Truck loadings rebound in April
May 30, 2012
The FTR loadings data shows that growth remains well below the levels normal for a mid-recovery period. This is a reflection of the slow growth in overall economic activity, which is also well below normal levels. After a downwardly revised drop 0f 1.0% in March, month-over-month loadings jumped 1.2% in April. This equates to movement of 58.518 million loadings in April. The year-over-year growth improved to 3.0% after nearly stalling out in March.
Recent History
Truck volumes dropped throughout 2009, bottoming out in Q4 at 157.7 million loadings. After seeing strong gains during 2010, particularly in Q2, volumes were essentially flat until an uptick in Q4, entirely due to the strong December. Since December, loadings have stabilized and maintained most of December’s gain.
Outlook
After dropping 2.1% in 2007, loadings fell 5.9% in 2008 and plummeted 11.3% in 2009. We rebounded to grow 3.3% in 2010 and 3.0% in 2011. Our outlook for 2012 remains at 3.0%, not robust but still above its historical average. Our forecasts for 2013 and 2014 are slightly reduced, up 3.5% in 2013 and 4.0% in 2014.
Year-over-year growth will stay near its current level until an improvement in the latter portion of the year. Even if there was very little growth in monthly volumes we would still see growth of ~2% for the rest of the year.
Remember that the farther we get away from the last recession, the closer we get to the next one. We don’t attempt to forecast when the market might turn down. We’ll leave that to the political prognosticators. When we start to get real indicators of such a risk we will be quick to notify our customers.
Analysis
The shape of tonnage growth in this recovery is determined by the economic leverage of trucking’s economic segments. During the early part of the recovery that leverage was strong, and freight grew well above GDP levels. Since February of 2011 that leverage fell, along with overall economic growth, and freight has been almost flat. Volumes jumped higher at the end of 2011 and most of that growth has been able to stick; however, we have yet to see a strong trend of monthly volume gains.

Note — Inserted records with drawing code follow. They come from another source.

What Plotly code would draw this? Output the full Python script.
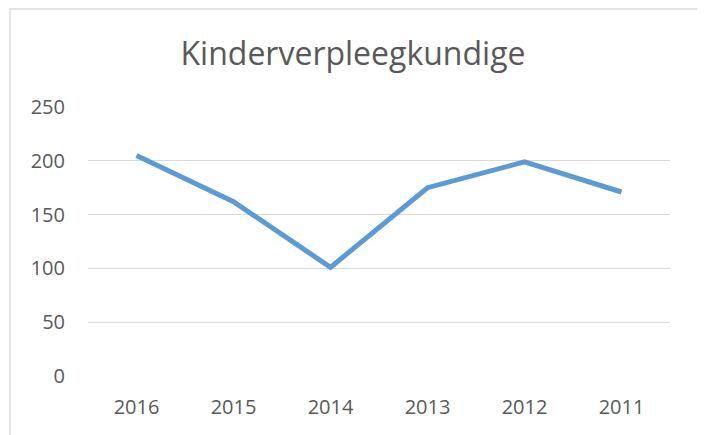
import plotly.graph_objects as go

years = ["2016", "2015", "2014", "2013", "2012", "2011"]
values = [205, 162, 101, 175, 199, 171]
y_ticks = [0, 50, 100, 150, 200, 250]

W, H = 705, 435
OFF = 8  # page body margin
# target plot area in page pixels: x 88..670, y 107..376
L, T = 88 - OFF, 107 - OFF
R, B = W - (670 - OFF), H - (376 - OFF)
pw, ph = W - L - R, H - T - B

fig = go.Figure()
fig.add_trace(go.Scatter(
    x=years, y=values, mode="lines",
    line=dict(color="#5B9BD5", width=5, shape="linear"),
    showlegend=False, hoverinfo="x+y",
))

txt = "#595959"
fig.update_layout(
    width=W, height=H,
    margin=dict(l=L, r=R, t=T, b=B),
    paper_bgcolor="white", plot_bgcolor="white",
    font=dict(family="Open Sans", color=txt, size=20),
    title=dict(text="Kinderverpleegkundige", x=(353 - OFF) / W, xanchor="center",
               xref="container", yref="container", y=1 - (54 - OFF) / H, yanchor="middle",
               font=dict(family="Open Sans", size=32, color=txt)),
    xaxis=dict(type="category", range=[-0.5, 5.5], showgrid=False, zeroline=False,
               showline=False, ticks="", tickfont=dict(size=20, color=txt),
               ticklabelstandoff=17),
    yaxis=dict(range=[0, 250], tickvals=y_ticks, showgrid=True, gridcolor="#D9D9D9",
               gridwidth=1.3, zeroline=False, showline=False, ticks="",
               tickfont=dict(size=20, color=txt), ticklabelstandoff=22),
)

# chart-area border (page pixels converted to paper coords)
def px_x(x):
    return (x - OFF - L) / pw

def px_y(y):
    return (T + ph - (y - OFF)) / ph

fig.add_shape(type="rect", xref="paper", yref="paper",
              x0=px_x(10), x1=px_x(700), y0=px_y(445), y1=px_y(9),
              line=dict(color="#D9D9D9", width=1.3), fillcolor="rgba(0,0,0,0)", layer="below")

fig.write_html("out.html")
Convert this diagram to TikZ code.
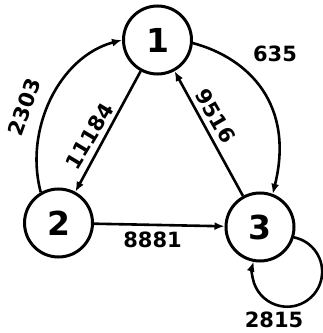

FTR expects freight growth to strengthen as the economy grows in the 2% range during 2012. Truck freight will grow close to 4% for the remainder of 2012 and most of 2013. That is enough growth to tighten capacity.
NOTE:
U.S. Truck Loadings is the estimated number of truck loads originated in the United States plus truck loads that come to U.S. destinations from Mexico and Canada. It is tons divided by the average tons per truck. FTR’s data is seasonally adjusted and measures both short and long-haul OTR segments.